By all accounts, writing My Life was a tortuous process, hampered by the subject’s hectic schedule and his renowned verbosity. ‘He just writes and writes and writes. I think he’s going to have a 25-volume series like Winston Churchill,’ one friend said. Clinton admitted he’d had problems with the manuscript.

‘With every paragraph, there were choices to be made,’ he told an audience of booksellers in Chicago last week. ‘You can’t put every fact in, you can’t put every conversation in. In a way, having more material is worse than having less.’ Yet, with the help of his editor, Robert Gottlieb, he made the deadline for publication on 22 June. In the end, the book was delivered at 957 pages. Gottlieb is said to have been ‘enthralled’ and ‘amazed’ by what he read. Dan Rather, the CBS news anchor who was allowed to read the manuscript before interviewing Clinton for a TV special to be aired in the US tonight, said he found it remarkably candid. They would say that, wouldn’t they. Close friends of Clinton say that some of the most compelling parts are the chapters about his childhood. There are stories about his early life that even his inner circle didn’t know.

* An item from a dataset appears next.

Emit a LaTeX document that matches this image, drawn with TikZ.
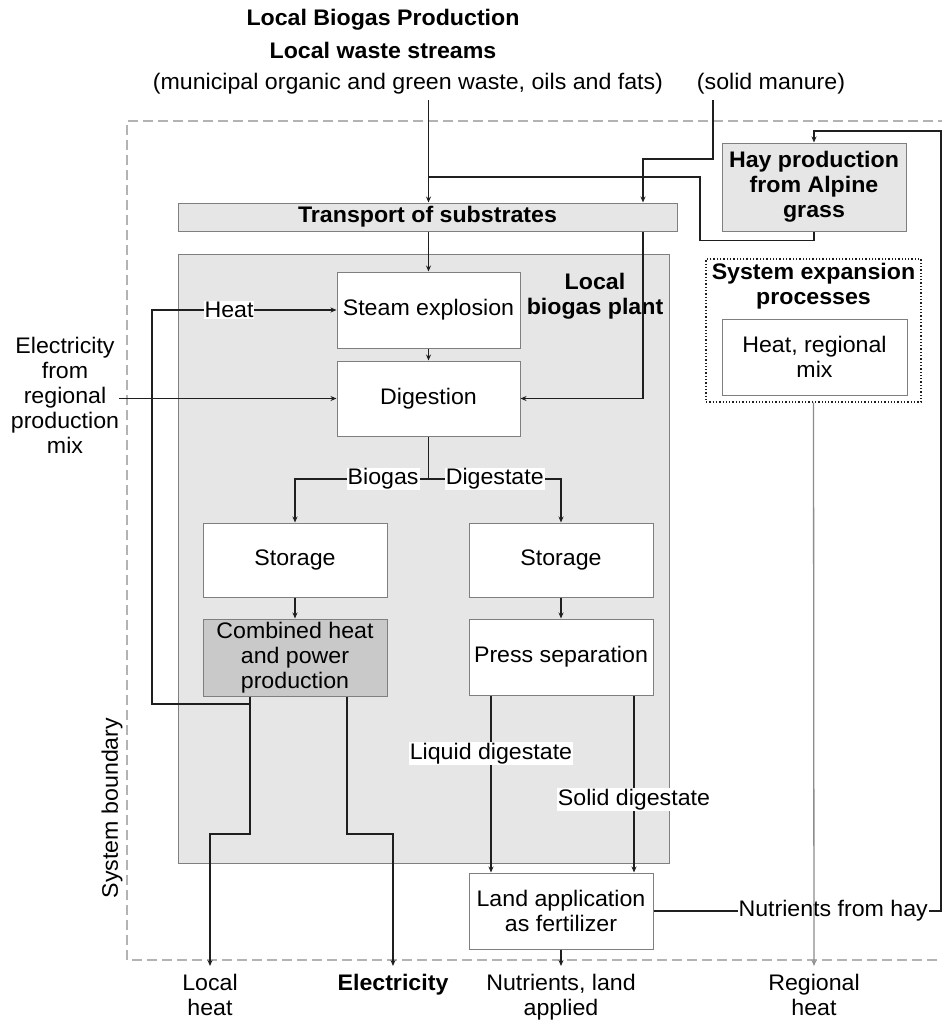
\documentclass[tikz,border=0pt]{standalone}
\usepackage{fontspec}
\setmainfont[FakeStretch=1.03]{Liberation Sans}
\usetikzlibrary{arrows.meta}
\definecolor{plantgray}{HTML}{E6E6E6}
\definecolor{boxline}{HTML}{7F7F7F}
\definecolor{chpgray}{HTML}{C9C9C9}
\definecolor{boundgray}{HTML}{B3B3B3}
\definecolor{linecol}{HTML}{1F1F1F}
\definecolor{heatline}{HTML}{8C8C8C}
\begin{document}
\begin{tikzpicture}[x=1pt,y=-1pt,
  every node/.style={font=\fontsize{22.5}{25}\selectfont, align=center},
  bold/.style={font=\fontsize{22.5}{25}\selectfont\bfseries},
  proc/.style={draw=boxline, line width=1pt, fill=white, minimum width=184pt, minimum height=75pt, inner sep=2pt},
  grayproc/.style={proc, fill=plantgray},
  lbl/.style={fill=white, inner sep=1pt},
  conn/.style={draw=linecol, line width=1.3pt},
  arr/.style={conn, -{Stealth[length=6pt,width=5pt]}},
  outlbl/.style={anchor=north, inner xsep=0pt, inner ysep=8pt},
]
\useasboundingbox (0,0) rectangle (942,1021);
% system boundary
\draw[boundgray, line width=1.5pt, dash pattern=on 10pt off 5pt] (948,121) -- (127,121) -- (127,960) -- (948,960);
\node[rotate=90] (sysb) at (112,808) {System boundary};

% titles and inputs
\node[bold] (title) at (383,20) {Local Biogas Production};
\node[bold] (waste) at (383,50) {Local waste streams};
\node (wastesub) at (408,84) {(municipal organic and green waste, oils and fats)};
\node (manure) at (771,84) {(solid manure)};

% plant
\node[grayproc, minimum width=491pt, minimum height=609pt] (plant) at (423.5,558.5) {};
\node[bold] (plantlbl) at (595,296) {Local\\biogas plant};
\node[grayproc, bold, minimum width=499pt, minimum height=28pt, inner sep=0pt] (transport) at (427.5,217) {Transport of substrates};

\node[proc, minimum width=183pt, minimum height=76pt] (steam) at (428.5,310) {Steam explosion};
\node[proc, minimum width=183pt] (digestion) at (428.5,398.5) {Digestion};
\node[proc, minimum height=74pt] (storL) at (295,560) {Storage};
\node[proc, minimum height=74pt] (storR) at (561,560) {Storage};
\node[proc, fill=chpgray, minimum height=77pt] (chp) at (295,657.5) {Combined heat\\and power\\production};
\node[proc, minimum height=76pt] (press) at (561,657) {Press separation};
\node[proc, minimum height=76pt] (land) at (561,911) {Land application\\as fertilizer};

% right side
\node[grayproc, bold, minimum height=88pt] (hay) at (814,187) {Hay production\\from Alpine\\grass};
\node[draw=linecol, dotted, line width=1.3pt, minimum width=215pt, minimum height=143pt] (sysexp) at (813.5,330.5) {};
\node[bold] (sysexplbl) at (813.5,286) {System expansion\\processes};
\node[proc, minimum width=185pt, minimum height=76pt] (heatmix) at (814.5,357) {Heat, regional\\mix};

% left input
\node[inner sep=0pt] (elecin) at (65,395) {Electricity\\from\\regional\\production\\mix};

% outputs
\node[outlbl] (lheat) at (210,966) {Local\\heat};
\node[outlbl, bold] (elecout) at (393,966) {Electricity};
\node[outlbl] (nutl) at (561,966) {Nutrients, land\\applied};
\node[outlbl] (rheat) at (814,966) {Regional\\heat};

% coordinates
\coordinate (wtop) at (428.5,100);
\coordinate (mtop) at (713,100);
\coordinate (mj) at (643,159);
\coordinate (hj) at (428.5,177);
\coordinate (split) at (428.5,479);
\coordinate (chph) at ([xshift=-45pt]chp.south);
\coordinate (chpe) at ([xshift=52pt]chp.south);

% connectors
\draw[arr] (wtop) -- (wtop |- transport.north);
\draw[conn] (hay.south) -- ++(0,9) -| (700,177) -- (hj);
\draw[arr] (mtop) |- (mj) -- (mj |- transport.north);
\draw[arr] (steam.north |- transport.south) -- (steam.north);
\draw[arr] (mj |- transport.south) |- (digestion.east);
\draw[arr] (steam) -- (digestion);
\draw[arr] (elecin.east |- digestion.west) -- (digestion.west);
\draw[conn] (digestion.south) -- (split);
\draw[arr] (split) -| node[lbl, pos=0.17] {Biogas} (storL.north);
\draw[arr] (split) -| node[lbl, pos=0.25] {Digestate} (storR.north);
\draw[arr] (storL) -- (chp);
\draw[arr] (storR) -- (press);
\draw[arr] (chph) |- (152,704) |- (steam.west);
\node[lbl] (heatlbl) at (229,310) {Heat};
\draw[arr] (chph) -- (250,834) -| (lheat.north);
\draw[arr] (chpe) -- (347,834) -| (elecout.north);
\draw[arr] ([xshift=-70pt]press.south) -- node[lbl, pos=0.33] {Liquid digestate} ([xshift=-70pt]land.north);
\draw[arr] ([xshift=73pt]press.south) -- node[lbl, pos=0.59] {Solid digestate} ([xshift=73pt]land.north);
\draw[arr] (land.south) -- (nutl.north);
\draw[arr] (land.east) -- node[lbl, pos=0.625] {Nutrients from hay} (941,911) -- (941,131) -| (hay.north);
\draw[arr, draw=heatline] (sysexp.south) -- (rheat.north);
\end{tikzpicture}
\end{document}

He’s also more revelatory than was expected on the subject of Monica Lewinsky, his subsequent battle to remain in the White House and on the troubles in his marriage. ‘For someone publicly to be this introspective, reflective and critical of himself is pretty remarkable and rare,’ Rather says, adding that he gave the book ‘five stars’.

For his part, Clinton is making more modest claims. ‘When I was a young man getting out of law school, I said one of the goals in my life was to write a great book,’ he told the booksellers. ‘I have no earthly idea if this is a great book, but it’s a pretty good story.’

In Chicago, on 12th Street in Washington DC, or anywhere else on the global compass, it would be hard to find someone to disagree that the life of William Jefferson Clinton is the very definition of a pretty good story. The good news for fans of political drama is that it’s nowhere near completion.